▸ Written task:
Below are the records. List every line holding the word "that".

▸ Dataset:
::::

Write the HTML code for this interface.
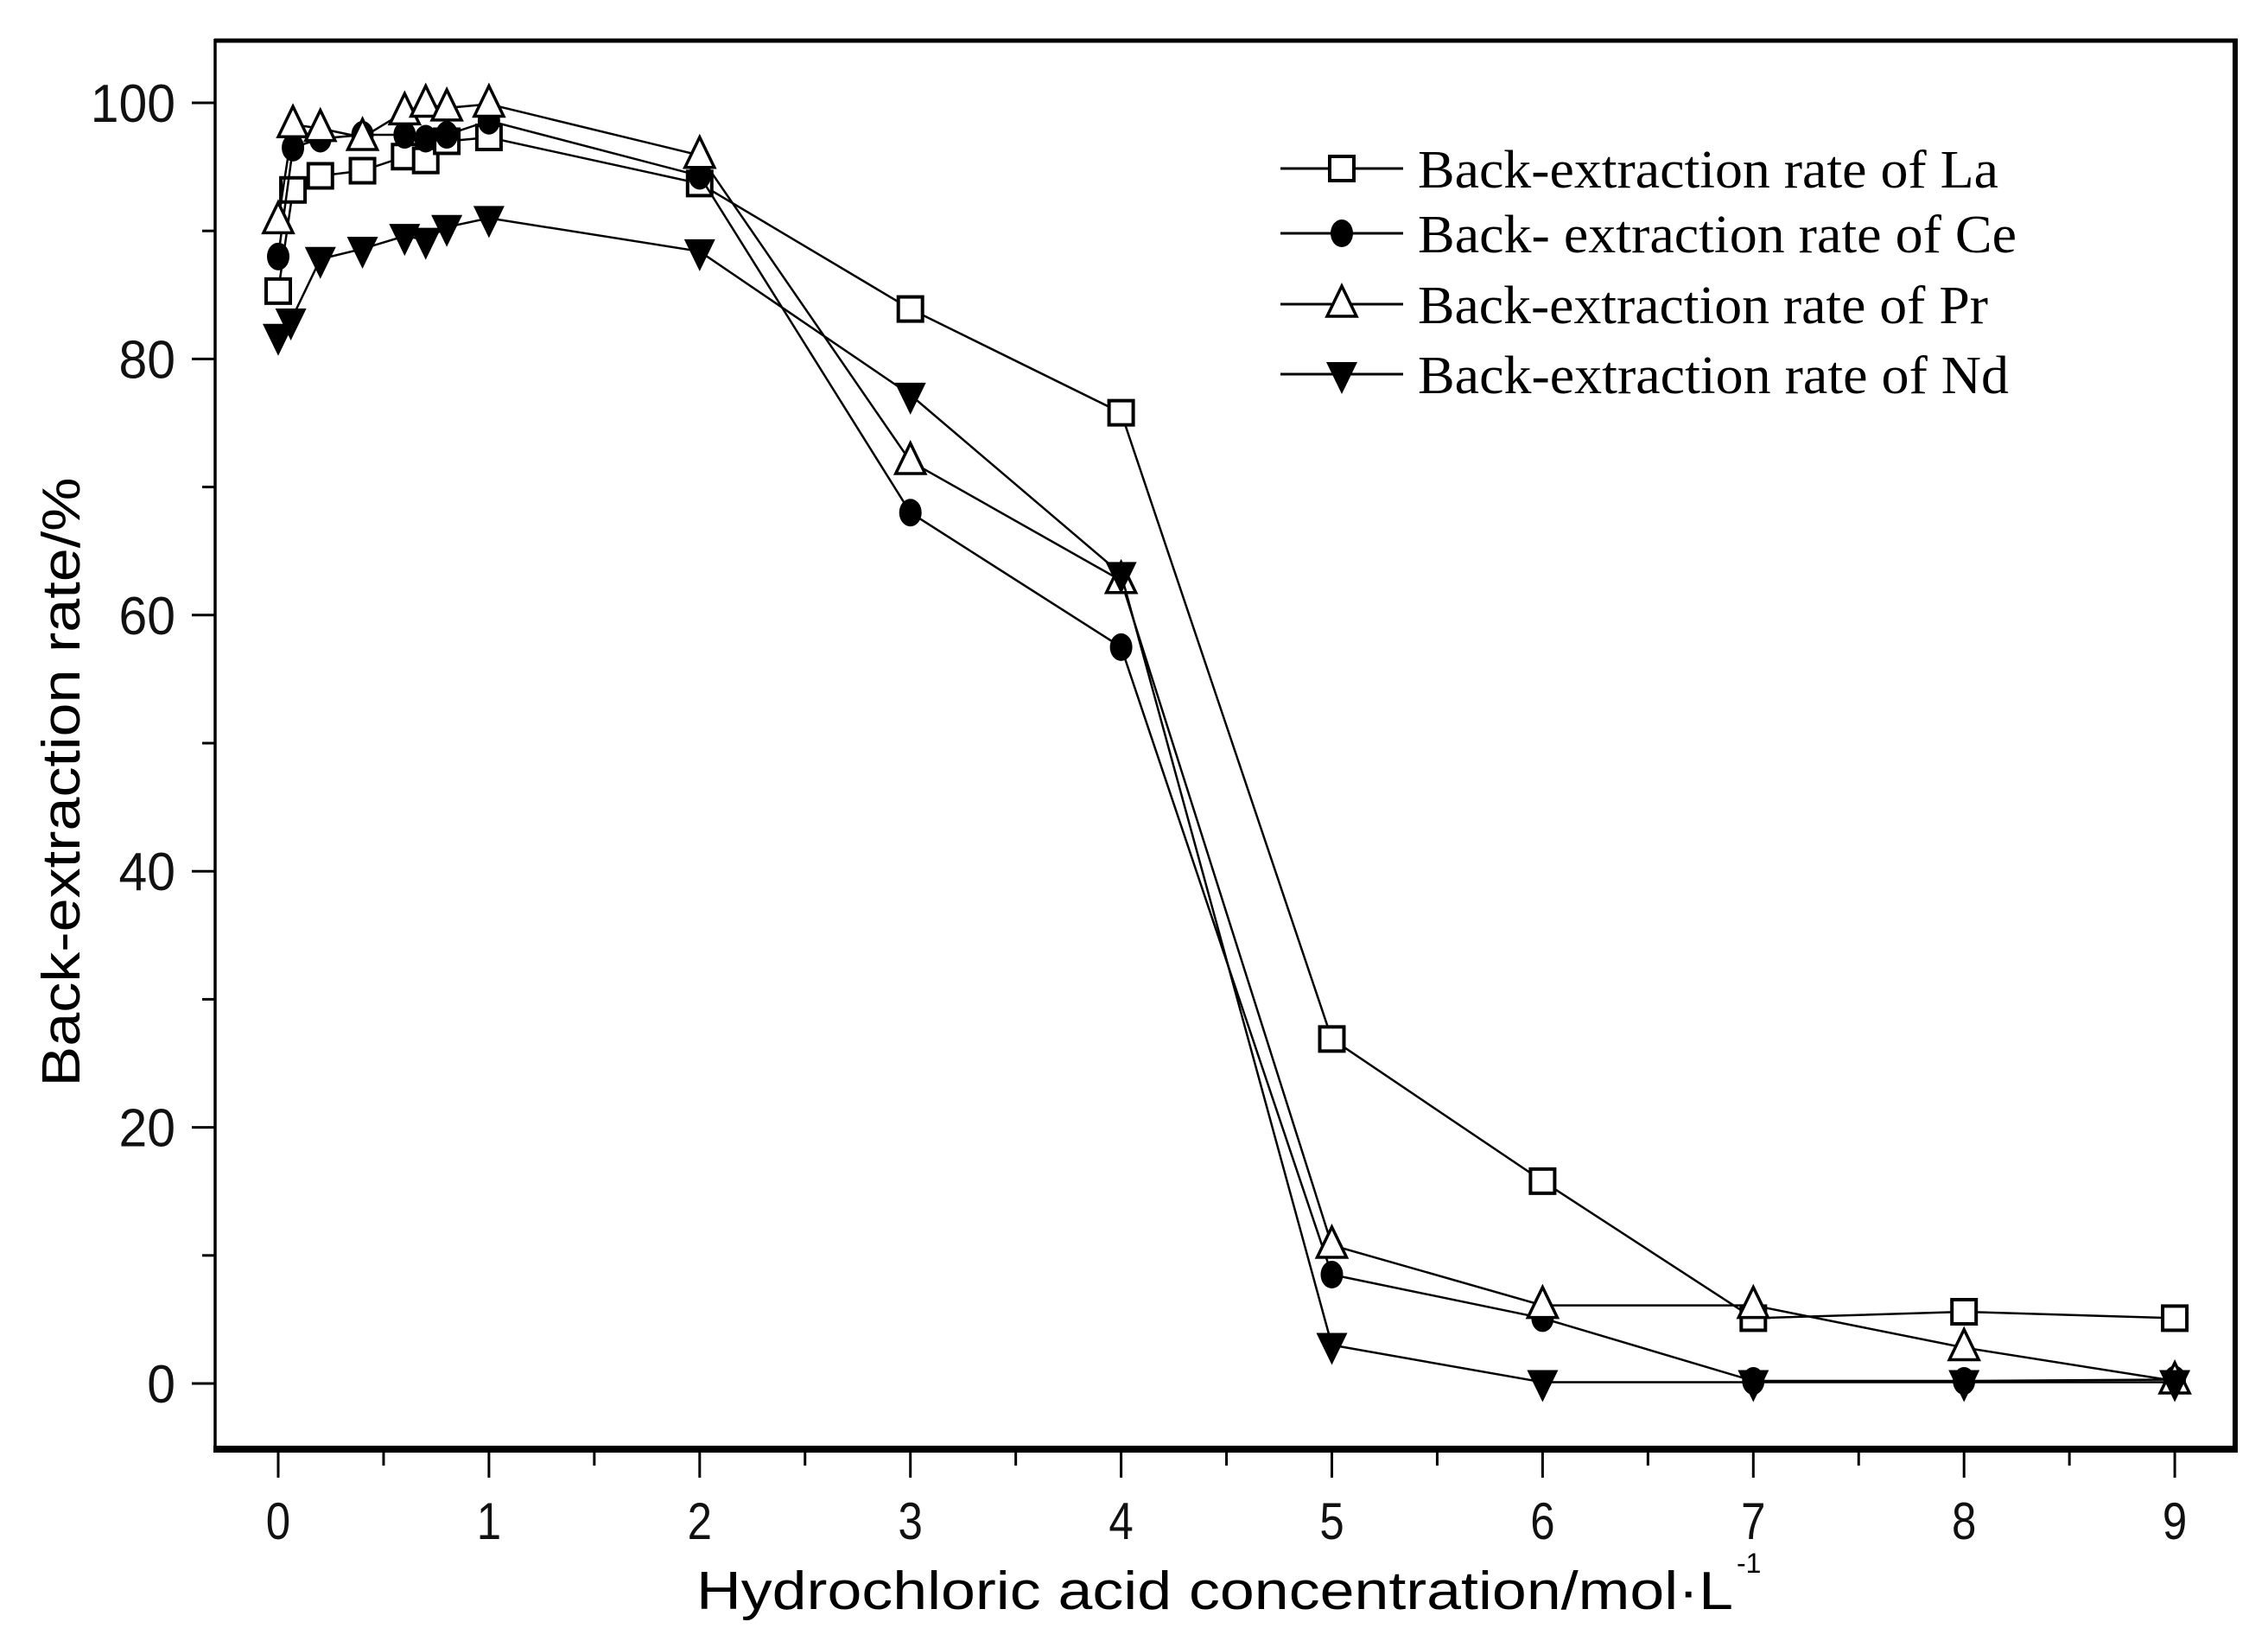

::::

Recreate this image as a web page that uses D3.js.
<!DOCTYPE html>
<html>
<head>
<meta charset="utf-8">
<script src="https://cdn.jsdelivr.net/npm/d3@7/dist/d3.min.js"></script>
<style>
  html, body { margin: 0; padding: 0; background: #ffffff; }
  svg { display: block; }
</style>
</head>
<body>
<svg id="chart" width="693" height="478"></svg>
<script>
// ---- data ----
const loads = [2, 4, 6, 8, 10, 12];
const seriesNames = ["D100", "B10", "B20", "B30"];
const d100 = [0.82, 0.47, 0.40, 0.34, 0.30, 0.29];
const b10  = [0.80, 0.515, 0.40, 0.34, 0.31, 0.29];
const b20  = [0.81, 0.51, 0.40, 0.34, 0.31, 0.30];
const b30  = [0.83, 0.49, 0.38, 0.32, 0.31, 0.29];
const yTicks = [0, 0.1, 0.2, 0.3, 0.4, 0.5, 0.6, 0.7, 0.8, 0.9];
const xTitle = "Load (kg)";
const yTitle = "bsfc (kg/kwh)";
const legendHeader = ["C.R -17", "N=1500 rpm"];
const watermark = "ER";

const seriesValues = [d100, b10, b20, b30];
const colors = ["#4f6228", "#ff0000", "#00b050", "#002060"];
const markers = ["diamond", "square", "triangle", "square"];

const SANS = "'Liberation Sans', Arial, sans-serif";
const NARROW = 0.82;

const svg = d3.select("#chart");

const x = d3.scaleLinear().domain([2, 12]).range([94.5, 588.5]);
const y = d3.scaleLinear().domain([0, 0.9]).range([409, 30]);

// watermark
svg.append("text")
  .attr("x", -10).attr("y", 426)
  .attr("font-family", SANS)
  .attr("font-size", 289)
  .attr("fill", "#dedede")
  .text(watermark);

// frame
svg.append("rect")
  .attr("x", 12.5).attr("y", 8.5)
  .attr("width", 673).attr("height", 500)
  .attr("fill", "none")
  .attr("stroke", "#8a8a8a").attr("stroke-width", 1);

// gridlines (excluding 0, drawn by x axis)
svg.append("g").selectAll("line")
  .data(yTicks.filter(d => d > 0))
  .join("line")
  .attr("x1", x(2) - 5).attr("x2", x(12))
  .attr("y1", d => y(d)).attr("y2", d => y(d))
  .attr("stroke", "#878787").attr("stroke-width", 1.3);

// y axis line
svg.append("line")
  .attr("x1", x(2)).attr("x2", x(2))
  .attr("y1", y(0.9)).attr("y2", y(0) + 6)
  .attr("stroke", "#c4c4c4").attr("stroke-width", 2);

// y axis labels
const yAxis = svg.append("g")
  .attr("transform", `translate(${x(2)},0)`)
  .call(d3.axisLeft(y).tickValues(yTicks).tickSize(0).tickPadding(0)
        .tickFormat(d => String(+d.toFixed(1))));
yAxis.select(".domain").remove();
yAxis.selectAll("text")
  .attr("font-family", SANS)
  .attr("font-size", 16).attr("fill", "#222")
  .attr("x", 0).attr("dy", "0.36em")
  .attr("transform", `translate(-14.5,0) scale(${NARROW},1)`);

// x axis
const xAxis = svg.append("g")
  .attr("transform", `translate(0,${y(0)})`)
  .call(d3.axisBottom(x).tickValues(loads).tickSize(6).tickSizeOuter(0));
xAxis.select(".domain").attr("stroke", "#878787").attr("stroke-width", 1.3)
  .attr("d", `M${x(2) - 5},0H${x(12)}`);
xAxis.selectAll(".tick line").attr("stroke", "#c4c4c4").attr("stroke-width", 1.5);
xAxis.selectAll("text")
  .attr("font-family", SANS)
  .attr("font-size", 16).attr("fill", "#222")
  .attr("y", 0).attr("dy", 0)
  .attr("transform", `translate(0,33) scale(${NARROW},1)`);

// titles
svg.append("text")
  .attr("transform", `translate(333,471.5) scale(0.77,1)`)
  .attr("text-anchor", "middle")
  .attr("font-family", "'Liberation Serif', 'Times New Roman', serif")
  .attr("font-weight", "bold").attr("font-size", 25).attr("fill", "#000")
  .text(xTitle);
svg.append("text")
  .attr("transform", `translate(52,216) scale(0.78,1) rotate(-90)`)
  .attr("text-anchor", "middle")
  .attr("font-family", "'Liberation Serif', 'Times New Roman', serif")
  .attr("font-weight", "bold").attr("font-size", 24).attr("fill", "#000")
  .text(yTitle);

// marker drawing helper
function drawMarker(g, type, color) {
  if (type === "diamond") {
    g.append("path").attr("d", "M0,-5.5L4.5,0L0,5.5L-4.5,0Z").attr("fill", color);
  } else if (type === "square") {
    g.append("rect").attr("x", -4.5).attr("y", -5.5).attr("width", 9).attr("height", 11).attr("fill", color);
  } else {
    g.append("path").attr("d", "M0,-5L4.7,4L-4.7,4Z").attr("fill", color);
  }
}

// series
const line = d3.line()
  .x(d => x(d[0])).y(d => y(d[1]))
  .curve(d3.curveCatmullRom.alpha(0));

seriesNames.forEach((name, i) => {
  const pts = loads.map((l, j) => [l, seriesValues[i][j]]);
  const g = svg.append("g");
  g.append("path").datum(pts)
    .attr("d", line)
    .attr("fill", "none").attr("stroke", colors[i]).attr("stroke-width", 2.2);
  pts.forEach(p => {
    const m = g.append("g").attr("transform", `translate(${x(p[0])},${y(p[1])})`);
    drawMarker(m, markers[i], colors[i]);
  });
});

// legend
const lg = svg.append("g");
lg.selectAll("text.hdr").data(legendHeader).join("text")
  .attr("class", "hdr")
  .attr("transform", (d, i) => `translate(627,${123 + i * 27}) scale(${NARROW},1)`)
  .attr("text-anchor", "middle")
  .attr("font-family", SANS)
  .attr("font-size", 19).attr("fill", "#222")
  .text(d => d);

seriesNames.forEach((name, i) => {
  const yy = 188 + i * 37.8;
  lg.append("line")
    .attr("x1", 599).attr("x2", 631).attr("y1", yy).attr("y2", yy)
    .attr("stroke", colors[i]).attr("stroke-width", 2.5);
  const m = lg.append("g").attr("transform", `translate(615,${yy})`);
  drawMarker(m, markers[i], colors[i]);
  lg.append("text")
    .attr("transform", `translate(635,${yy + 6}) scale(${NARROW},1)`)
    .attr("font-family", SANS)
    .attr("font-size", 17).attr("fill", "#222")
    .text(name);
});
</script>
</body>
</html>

::::

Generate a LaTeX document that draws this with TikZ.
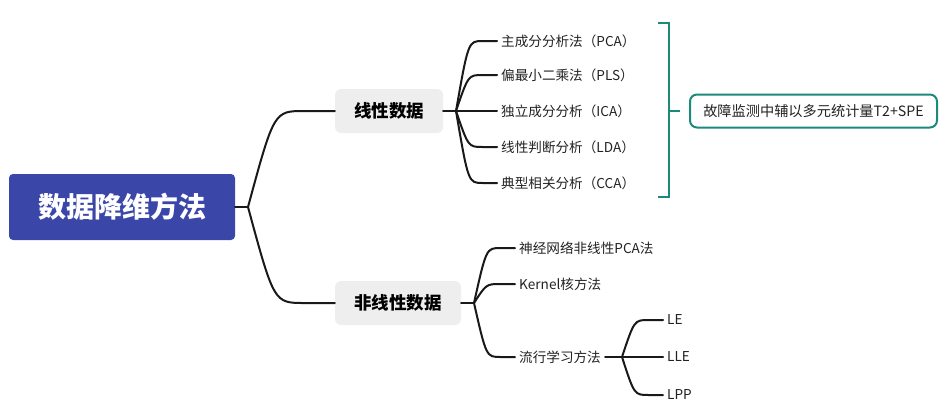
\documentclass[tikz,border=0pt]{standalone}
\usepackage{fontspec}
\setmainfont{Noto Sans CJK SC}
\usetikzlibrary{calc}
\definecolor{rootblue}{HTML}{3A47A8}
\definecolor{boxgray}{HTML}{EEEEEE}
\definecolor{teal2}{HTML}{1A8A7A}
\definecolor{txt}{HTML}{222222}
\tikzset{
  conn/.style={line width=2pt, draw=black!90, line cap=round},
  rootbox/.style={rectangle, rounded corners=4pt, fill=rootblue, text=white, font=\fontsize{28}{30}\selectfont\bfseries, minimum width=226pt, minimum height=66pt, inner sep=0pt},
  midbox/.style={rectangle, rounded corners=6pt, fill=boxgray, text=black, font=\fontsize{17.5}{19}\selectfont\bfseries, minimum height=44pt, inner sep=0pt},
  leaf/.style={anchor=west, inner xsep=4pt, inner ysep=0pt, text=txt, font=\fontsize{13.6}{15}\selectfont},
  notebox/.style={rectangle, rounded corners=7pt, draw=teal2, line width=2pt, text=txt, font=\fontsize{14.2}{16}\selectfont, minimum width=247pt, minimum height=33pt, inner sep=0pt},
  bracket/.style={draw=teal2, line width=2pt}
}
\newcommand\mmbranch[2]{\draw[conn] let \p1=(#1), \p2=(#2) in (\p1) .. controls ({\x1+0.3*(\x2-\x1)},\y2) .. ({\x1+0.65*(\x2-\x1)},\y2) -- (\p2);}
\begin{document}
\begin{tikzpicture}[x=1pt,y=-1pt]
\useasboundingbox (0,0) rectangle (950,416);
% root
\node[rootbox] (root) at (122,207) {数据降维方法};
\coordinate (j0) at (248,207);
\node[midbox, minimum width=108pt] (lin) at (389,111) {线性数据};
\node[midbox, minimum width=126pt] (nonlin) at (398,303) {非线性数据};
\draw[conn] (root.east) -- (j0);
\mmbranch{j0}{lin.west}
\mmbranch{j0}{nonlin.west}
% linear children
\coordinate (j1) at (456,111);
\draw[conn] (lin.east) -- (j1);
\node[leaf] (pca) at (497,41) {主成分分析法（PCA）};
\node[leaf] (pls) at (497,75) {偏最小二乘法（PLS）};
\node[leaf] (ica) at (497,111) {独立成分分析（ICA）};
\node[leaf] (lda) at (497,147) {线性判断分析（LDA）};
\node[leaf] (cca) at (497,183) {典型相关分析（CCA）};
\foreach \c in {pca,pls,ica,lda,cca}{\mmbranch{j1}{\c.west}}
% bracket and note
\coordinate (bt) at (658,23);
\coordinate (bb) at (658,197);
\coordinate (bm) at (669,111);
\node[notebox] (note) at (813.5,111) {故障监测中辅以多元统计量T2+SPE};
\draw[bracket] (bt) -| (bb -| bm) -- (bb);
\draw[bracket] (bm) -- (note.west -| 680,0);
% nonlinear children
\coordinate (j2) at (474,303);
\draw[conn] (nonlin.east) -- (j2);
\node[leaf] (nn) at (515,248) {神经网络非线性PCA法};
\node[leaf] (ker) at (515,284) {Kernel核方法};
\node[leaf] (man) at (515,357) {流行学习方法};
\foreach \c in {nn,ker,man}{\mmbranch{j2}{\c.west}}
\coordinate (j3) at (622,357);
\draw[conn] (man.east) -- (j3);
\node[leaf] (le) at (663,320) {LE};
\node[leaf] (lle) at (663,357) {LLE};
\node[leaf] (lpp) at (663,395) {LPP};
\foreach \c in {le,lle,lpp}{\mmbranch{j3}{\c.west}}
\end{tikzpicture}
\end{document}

::::

▸ Worked answer:
Recreate this image as a web page that uses D3.js.
Generate a LaTeX document that draws this with TikZ.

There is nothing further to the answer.